Of recent vintage, India's Karun Nair barely got opportunities in Test cricket after his triple century at Chennai, nor did Australia's Brad Hodge after registering a double ton.
Thus, in hindsight, Hope has to ask himself two questions. First, could he have tried to score more boundaries during his partnership with Hetmyer, and second, whether he accelerated well enough while closing in on his hundred?
His batting is notably resembling that of former England international Jonathan Trott, who averaged 51.25 with a 70-plus strike rate. England, of course, did not win anything with him around until the current Eoin Morgan-era of destructive top order batsmen.
Hence, with Bravo and much more fluent scorers for the number three position around, and other strong keeper options in Pooran and Denesh Ramdin, the West Indies selectors will have to decide whether they can afford a top-order batsman with below par strike-rate, or follow the footsteps of some of the more successful teams, and make the hard decision to let him off at some point before the World Cup if he cannot improve.
Before the 2014 T20 World Cup group stage clash between West Indies and India, Suresh Raina and Sammy had a pre-game media comments exchange that encapsulated the Achilles heel of Windies batsmen in 50-over cricket, that has inversely made them dominant in T20s.
"They are a completely different team, they have players who can hits sixes," Raina said. "They do not know much of rotating the strike against spinners, with ones and twos. It is important we put early pressure."
Sammy's response to Raina's opinion was one of casual indifference: "We don't care much about what Raina thinks. If he thinks we are only six-hitters, then stop us from hitting sixes."

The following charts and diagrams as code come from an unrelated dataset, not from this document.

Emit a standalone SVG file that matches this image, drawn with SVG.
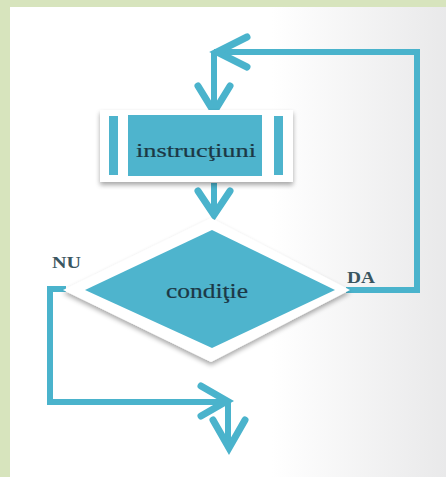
<svg xmlns="http://www.w3.org/2000/svg" width="446" height="477" viewBox="0 0 446 477">
<defs>
<linearGradient id="bg" x1="0" y1="0" x2="1" y2="0">
<stop offset="0" stop-color="#ffffff"/>
<stop offset="0.6" stop-color="#ffffff"/>
<stop offset="1" stop-color="#e9e9ea"/>
</linearGradient>
<filter id="sh" x="-20%" y="-20%" width="140%" height="150%">
<feGaussianBlur in="SourceAlpha" stdDeviation="2.5"/>
<feOffset dx="0" dy="3" result="b"/>
<feComponentTransfer><feFuncA type="linear" slope="0.35"/></feComponentTransfer>
<feMerge><feMergeNode/><feMergeNode in="SourceGraphic"/></feMerge>
</filter>
</defs>
<style>
.ln{fill:none;stroke:#4ab3cc;stroke-width:6;stroke-linecap:butt;stroke-linejoin:miter}
.hd{fill:none;stroke:#4ab3cc;stroke-width:7;stroke-linecap:round;stroke-linejoin:miter}
.fill{fill:#4eb4cd}
.t{font-family:"Liberation Serif","DejaVu Serif",serif;fill:#1c3845;stroke:#1c3845;stroke-width:0.2}
.lbl{font-family:"Liberation Serif","DejaVu Serif",serif;font-weight:bold;fill:#3a5661;font-size:16px}
</style>
<rect x="0" y="0" width="446" height="477" fill="#d7e4bd"/>
<rect x="10" y="7" width="436" height="470" fill="url(#bg)"/>
<g id="connectors">
<path class="ln" d="M214,52 L417,52 L417,290 L346,290"/>
<path class="ln" d="M214,52 L214,112"/>
<path class="hd" d="M247,37 L217,52 L247,67"/>
<path class="hd" d="M198,86 L214,112 L230,86"/>
<path class="ln" d="M214,183 L214,214"/>
<path class="hd" d="M198,191 L214,215 L230,191"/>
<path class="ln" d="M66,289 L50,289 L50,402 L226,402"/>
<path class="hd" d="M201,386 L227,401 L201,416"/>
<path class="ln" d="M228,402 L228,447"/>
<path class="hd" d="M213,420 L229,448 L245,420"/>
</g>
<g id="instructiuni">
<rect x="100" y="110" width="193" height="72" fill="#ffffff" filter="url(#sh)"/>
<rect x="109" y="116" width="9" height="59" class="fill"/>
<rect x="128" y="115" width="134" height="61" class="fill"/>
<rect x="274" y="116" width="9" height="59" class="fill"/>
<text class="t" x="196" y="157" font-size="19" text-anchor="middle" textLength="120" lengthAdjust="spacingAndGlyphs">instrucţiuni</text>
</g>
<g id="conditie">
<polygon points="211,218 350,290 211,362 63,290" fill="#ffffff" filter="url(#sh)"/>
<polygon points="212,230 335,290 212,348 85,290" class="fill"/>
<text class="t" x="207" y="298" font-size="20" text-anchor="middle" textLength="82" lengthAdjust="spacingAndGlyphs">condiţie</text>
</g>
<text class="lbl" x="52" y="268" textLength="29" lengthAdjust="spacingAndGlyphs">NU</text>
<text class="lbl" x="347" y="283" textLength="28" lengthAdjust="spacingAndGlyphs">DA</text>
</svg>
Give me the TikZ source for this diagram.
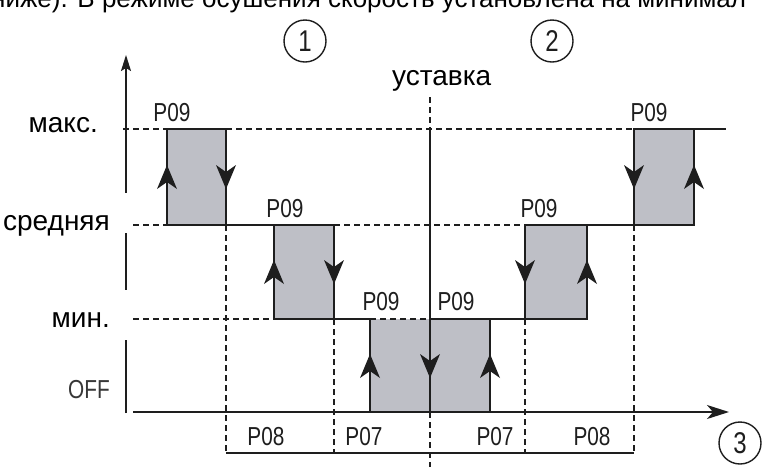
\documentclass[tikz,border=0pt]{standalone}
\usepackage{fontspec}
\setmainfont{Liberation Sans}
\newfontfamily\cond[FakeStretch=0.8]{Liberation Sans}
\usetikzlibrary{arrows.meta}
\definecolor{boxgray}{RGB}{190,191,198}
\definecolor{ink}{RGB}{30,30,30}
\definecolor{offgray}{RGB}{55,55,55}
\begin{document}
\begin{tikzpicture}[x=1pt,y=-1pt,
  ln/.style={draw=ink,line width=1.5pt},
  dsh/.style={draw=ink,line width=1.2pt,dash pattern=on 6pt off 4pt},
  headfill/.style={fill=ink,draw=none},
  fillbox/.style={fill=boxgray,draw=none},
  pl/.style={font=\cond\fontsize{26}{26}\selectfont,text=ink,inner sep=0pt},
  ru/.style={font=\fontsize{28}{28}\selectfont,text=black,inner sep=0pt},
  num/.style={circle,draw=ink,line width=1.4pt,minimum size=42pt,inner sep=0pt,font=\cond\fontsize{30}{30}\selectfont,text=ink}]
\useasboundingbox (0,0) rectangle (763,467);
\clip (0,0) rectangle (763,467);
\fill[white] (0,0) rectangle (763,467);
% top cut text
\node[font=\fontsize{26}{26}\selectfont,inner sep=0pt,anchor=base west] (toptext) at (-9,7) {ниже). В режиме осушения скорость установлена на минимал};
% gray boxes
\fill[fillbox] (167,129) rectangle (226,225);
\fill[fillbox] (274,225) rectangle (334,319);
\fill[fillbox] (370,319) rectangle (490,412);
\fill[fillbox] (525,225) rectangle (587,319);
\fill[fillbox] (634,129) rectangle (694,225);
% axes
\coordinate (yb) at (126,413);
\coordinate (yt) at (126,55);
\coordinate (xl) at (133,412);
\coordinate (xr) at (729,412);
\draw[draw=ink,line width=1.5pt,-{Stealth[length=16pt,width=10pt,inset=3pt]}] (yb) -- (yt);
\draw[draw=ink,line width=1.5pt,-{Stealth[length=22pt,width=14pt,inset=6pt]}] (xl) -- (xr);
% white label backgrounds
\fill[white] (0,193) rectangle (132,233);
\fill[white] (0,290) rectangle (132,340);
% dashed lines
\draw[dsh] (123,129) -- (167,129);
\draw[dsh] (226,129) -- (634,129);
\draw[dsh] (133,225) -- (167,225);
\draw[dsh] (334,225) -- (525,225);
\draw[dsh] (133,319) -- (274,319);
\draw[dsh] (370,319) -- (430,319);
\draw[dsh] (430,97) -- (430,129);
\draw[dsh] (430,412) -- (430,467);
\draw[dsh] (226,225) -- (226,453);
\draw[dsh] (334,319) -- (334,453);
\draw[dsh] (525,319) -- (525,453);
\draw[dsh] (634,225) -- (634,453);
% solid outline
\draw[ln] (167,129) rectangle (226,225);
\draw[ln] (226,225) -- (274,225);
\draw[ln] (274,225) rectangle (334,319);
\draw[ln] (334,319) -- (370,319);
\draw[ln] (370,412) -- (370,319);
\draw[ln] (430,319) -- (490,319) -- (490,412);
\draw[ln] (430,129) -- (430,412);
\draw[ln] (490,319) -- (525,319);
\draw[ln] (525,225) rectangle (587,319);
\draw[ln] (587,225) -- (634,225);
\draw[ln] (634,129) rectangle (694,225);
\draw[ln] (694,129) -- (726,129);
\draw[ln] (226,453) -- (634,453);
% direction arrowheads (up)
\foreach \x/\ym in {167/177, 274/272, 370/366, 490/366, 587/272, 694/177}
  \fill[headfill] (\x,\ym-12) -- (\x+10,\ym+12) -- (\x,\ym+5) -- (\x-10,\ym+12) -- cycle;
% direction arrowheads (down)
\foreach \x/\ym in {226/177, 334/272, 430/366, 525/272, 634/177}
  \fill[headfill] (\x,\ym+12) -- (\x+10,\ym-12) -- (\x,\ym-5) -- (\x-10,\ym-12) -- cycle;
% level labels
\node[ru,anchor=base east] (lmax) at (98,132) {макс.};
\node[ru,anchor=base east] (lmid) at (110,230) {средняя};
\node[ru,anchor=base east] (lmin) at (110,327) {мин.};
\node[pl,anchor=base east,text=offgray] (loff) at (110,398) {OFF};
\node[ru,anchor=base west] (set) at (392,85) {уставка};
% P09 labels
\node[pl] (p1) at (172,113) {P09};
\node[pl] (p2) at (285,209) {P09};
\node[pl] (p3) at (381,302) {P09};
\node[pl] (p4) at (456,302) {P09};
\node[pl] (p5) at (539,209) {P09};
\node[pl] (p6) at (649,113) {P09};
% bottom labels
\node[pl] (b1) at (266,437) {P08};
\node[pl] (b2) at (364,437) {P07};
\node[pl] (b3) at (495,437) {P07};
\node[pl] (b4) at (592,437) {P08};
% circled numbers
\node[num] (c1) at (305,41) {1};
\node[num] (c2) at (552,41) {2};
\node[num] (c3) at (740,443) {3};
\end{tikzpicture}
\end{document}
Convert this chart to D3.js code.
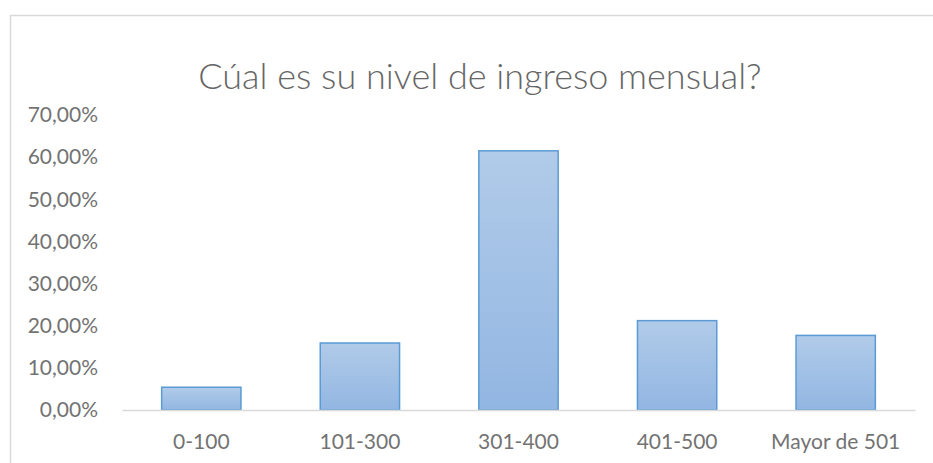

The way Hetmyer was batting, he could have, in partnership with Hope, did to India with Rohit Sharma and Kohli did in game one, which would have stunned the cricket world because during his innings, the much-vaunted Indian spinners did not know where to bowl to him.
But he perished after failing to control his aggression, and his dismissal was more out of a bad shot than a special delivery.
Hetmyer’s dismissal was a deja vu moment to the many instances where Gayle and company would get dismissed, the way Raina suggested, to spin.
Thus as aforementioned, while Hetmyer deserves praise, don’t let him off the hook for mistakes that the now-banished senior players made in the 50-over cricket, which led to them being heavily criticised for and eventually removed from the team for the perception and belief that they couldn’t or didn’t want to correct that flaw.